[Collected data entries]

++++++

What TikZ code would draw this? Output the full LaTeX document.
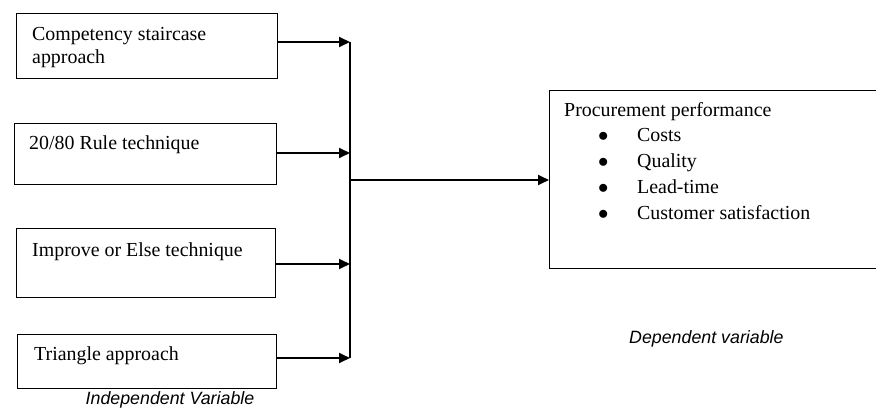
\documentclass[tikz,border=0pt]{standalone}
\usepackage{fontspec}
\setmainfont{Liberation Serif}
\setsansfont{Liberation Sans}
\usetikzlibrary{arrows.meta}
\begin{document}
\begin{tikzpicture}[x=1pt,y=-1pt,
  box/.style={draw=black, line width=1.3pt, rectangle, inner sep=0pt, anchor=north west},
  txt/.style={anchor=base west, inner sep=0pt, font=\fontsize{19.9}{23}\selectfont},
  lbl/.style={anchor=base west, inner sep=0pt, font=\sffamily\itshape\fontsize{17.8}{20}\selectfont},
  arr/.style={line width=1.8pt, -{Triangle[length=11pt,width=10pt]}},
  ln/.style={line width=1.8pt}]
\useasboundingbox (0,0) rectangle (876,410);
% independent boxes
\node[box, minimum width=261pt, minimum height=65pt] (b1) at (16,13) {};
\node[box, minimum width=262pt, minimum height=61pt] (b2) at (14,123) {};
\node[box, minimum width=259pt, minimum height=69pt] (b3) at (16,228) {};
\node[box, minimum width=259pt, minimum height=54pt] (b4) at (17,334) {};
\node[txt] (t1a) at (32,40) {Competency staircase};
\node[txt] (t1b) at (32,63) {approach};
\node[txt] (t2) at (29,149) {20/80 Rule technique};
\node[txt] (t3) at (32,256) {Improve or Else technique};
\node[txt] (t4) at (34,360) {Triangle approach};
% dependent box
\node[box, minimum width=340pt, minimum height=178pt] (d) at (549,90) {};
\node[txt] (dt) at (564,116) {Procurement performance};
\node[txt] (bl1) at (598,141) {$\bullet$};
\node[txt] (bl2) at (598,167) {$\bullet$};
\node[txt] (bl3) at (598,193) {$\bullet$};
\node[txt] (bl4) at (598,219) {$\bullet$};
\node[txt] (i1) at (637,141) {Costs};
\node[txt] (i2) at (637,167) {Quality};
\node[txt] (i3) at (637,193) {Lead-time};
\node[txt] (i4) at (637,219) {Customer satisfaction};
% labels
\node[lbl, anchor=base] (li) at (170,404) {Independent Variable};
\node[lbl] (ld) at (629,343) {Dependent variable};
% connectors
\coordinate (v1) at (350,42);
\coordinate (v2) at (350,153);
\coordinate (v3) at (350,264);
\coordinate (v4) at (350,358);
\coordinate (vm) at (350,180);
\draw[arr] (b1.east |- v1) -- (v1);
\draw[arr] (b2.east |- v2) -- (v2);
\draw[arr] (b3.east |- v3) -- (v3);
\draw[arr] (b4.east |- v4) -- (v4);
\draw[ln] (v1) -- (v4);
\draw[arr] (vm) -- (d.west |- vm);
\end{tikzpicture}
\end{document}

++++++

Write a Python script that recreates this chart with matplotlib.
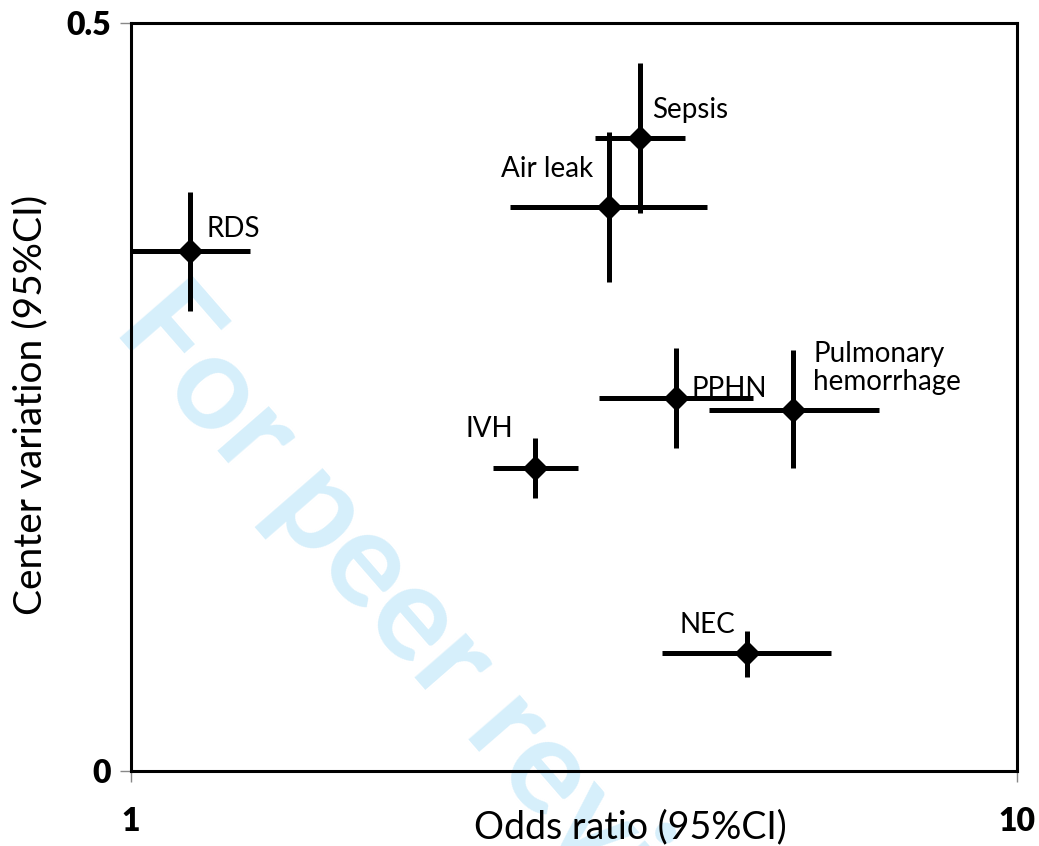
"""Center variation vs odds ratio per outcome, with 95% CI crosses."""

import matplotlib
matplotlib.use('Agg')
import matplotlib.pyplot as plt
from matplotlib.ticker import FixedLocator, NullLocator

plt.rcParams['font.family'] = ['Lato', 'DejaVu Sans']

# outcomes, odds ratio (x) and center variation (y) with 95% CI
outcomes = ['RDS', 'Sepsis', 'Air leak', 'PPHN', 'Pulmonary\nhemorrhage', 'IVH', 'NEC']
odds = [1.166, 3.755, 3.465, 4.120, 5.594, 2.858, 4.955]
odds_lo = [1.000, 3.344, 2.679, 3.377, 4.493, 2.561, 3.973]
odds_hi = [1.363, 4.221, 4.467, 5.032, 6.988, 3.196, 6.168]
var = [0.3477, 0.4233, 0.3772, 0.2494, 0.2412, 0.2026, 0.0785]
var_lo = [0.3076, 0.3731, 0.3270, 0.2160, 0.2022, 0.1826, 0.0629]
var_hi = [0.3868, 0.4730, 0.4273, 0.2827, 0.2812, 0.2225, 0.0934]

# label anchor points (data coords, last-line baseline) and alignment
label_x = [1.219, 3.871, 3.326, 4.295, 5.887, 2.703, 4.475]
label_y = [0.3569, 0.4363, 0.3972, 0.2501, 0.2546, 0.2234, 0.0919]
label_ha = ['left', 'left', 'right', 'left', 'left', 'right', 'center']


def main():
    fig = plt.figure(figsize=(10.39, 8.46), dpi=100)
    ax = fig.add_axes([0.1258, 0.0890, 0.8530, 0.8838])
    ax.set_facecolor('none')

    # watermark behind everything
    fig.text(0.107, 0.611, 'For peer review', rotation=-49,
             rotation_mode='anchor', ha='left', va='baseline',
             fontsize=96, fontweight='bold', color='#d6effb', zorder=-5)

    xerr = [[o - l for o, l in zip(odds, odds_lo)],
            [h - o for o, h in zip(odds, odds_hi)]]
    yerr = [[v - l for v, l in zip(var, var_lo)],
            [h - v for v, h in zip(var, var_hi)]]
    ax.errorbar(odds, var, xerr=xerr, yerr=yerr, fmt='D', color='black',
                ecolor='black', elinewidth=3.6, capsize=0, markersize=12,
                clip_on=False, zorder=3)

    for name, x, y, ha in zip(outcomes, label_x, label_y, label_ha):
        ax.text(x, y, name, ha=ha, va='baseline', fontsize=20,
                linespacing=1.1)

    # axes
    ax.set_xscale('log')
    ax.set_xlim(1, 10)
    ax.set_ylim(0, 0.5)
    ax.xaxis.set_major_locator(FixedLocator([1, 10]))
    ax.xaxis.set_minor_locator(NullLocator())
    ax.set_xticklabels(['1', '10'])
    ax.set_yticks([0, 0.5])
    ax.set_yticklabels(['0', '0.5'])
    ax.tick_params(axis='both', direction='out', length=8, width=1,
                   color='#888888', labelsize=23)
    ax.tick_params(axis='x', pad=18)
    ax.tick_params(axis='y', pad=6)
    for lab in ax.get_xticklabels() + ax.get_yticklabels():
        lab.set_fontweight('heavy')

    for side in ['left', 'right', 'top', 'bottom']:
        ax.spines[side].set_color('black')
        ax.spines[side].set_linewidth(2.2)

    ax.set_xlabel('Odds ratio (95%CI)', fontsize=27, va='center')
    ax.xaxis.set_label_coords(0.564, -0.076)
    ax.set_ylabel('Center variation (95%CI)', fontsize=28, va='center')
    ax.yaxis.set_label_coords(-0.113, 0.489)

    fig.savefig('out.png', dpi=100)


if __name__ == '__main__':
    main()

++++++

TASK OBJECTIVE:
Copy nothing but the lines above from the one with "Write a Python" to the one with "from matplotlib.ticker import", inclusive, word for word. Leave every picture out.

RESPONSE TO THIS EXERCISE:
Write a Python script that recreates this chart with matplotlib.
"""Center variation vs odds ratio per outcome, with 95% CI crosses."""

import matplotlib
matplotlib.use('Agg')
import matplotlib.pyplot as plt
from matplotlib.ticker import FixedLocator, NullLocator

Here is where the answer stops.